- Born: 1992 (age 33–34) Miami, Florida, U.S.
- Occupation: Poet; editor;
- Genre: Poetry
- Notable works: Have You Been Long Enough at Table
- Notable awards: Audre Lorde Award

= Leslie Sainz =

American poet and editor

Leslie Sainz is an American poet and editor. Her debut poetry collection, Have You Been Long Enough at Table, won the 2024 Audre Lorde Award for Lesbian Poetry. In 2021, she was a NEA creative writing fellow and became the managing editor of New England Review.

==Life and career==
Sainz was born in Miami, Florida, in 1992. She received a B.A. from Carnegie Mellon University and an M.F.A. from the University of Wisconsin–Madison.

She became managing editor of New England Review in 2021 and edits the magazine's Staging Style craft series. She has previously worked as an editor for Carnegie Mellon University Press, Bull City Press, and West Branch.

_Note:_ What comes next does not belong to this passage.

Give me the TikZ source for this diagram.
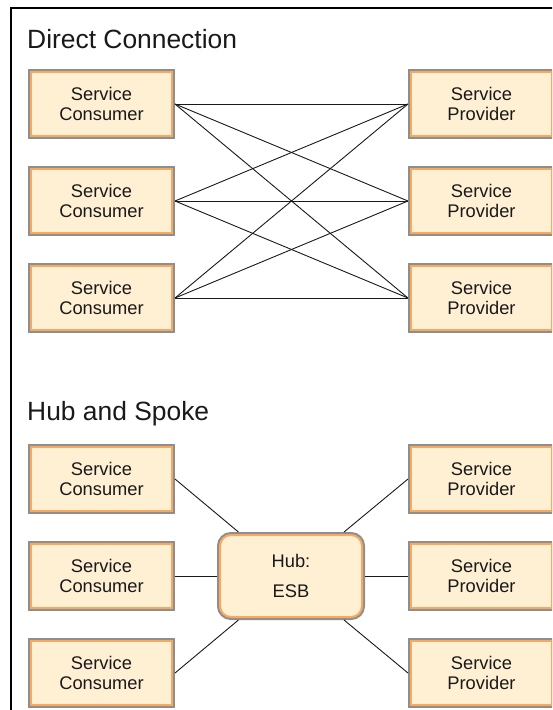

Her poems have appeared in the Academy of American Poets' Poem-a-Day, The Yale Review, Kenyon Review, and other publications.

===Have You Been Long Enough at Table===
Her debut poetry collection, Have You Been Long Enough at Table, was published by Tin House in 2023. Reviews of the collection discussed its treatment of Cuban American history, family, displacement, exile, and violence. The book was a finalist for the Poetry Society of America's 2024 Norma Farber First Book Award and the 2024 New England Book Award in Poetry.

==Awards and honors==
- 2021: National Endowment for the Arts creative writing fellowship
- 2024: Audre Lorde Award for Lesbian Poetry, for Have You Been Long Enough at Table
- 2024: Poetry Society of America Norma Farber First Book Award finalist, for Have You Been Long Enough at Table
- 2024: New England Book Award in Poetry finalist, for Have You Been Long Enough at Table

==Works==
- Have You Been Long Enough at Table. Tin House. 2023. ISBN 9781959030119.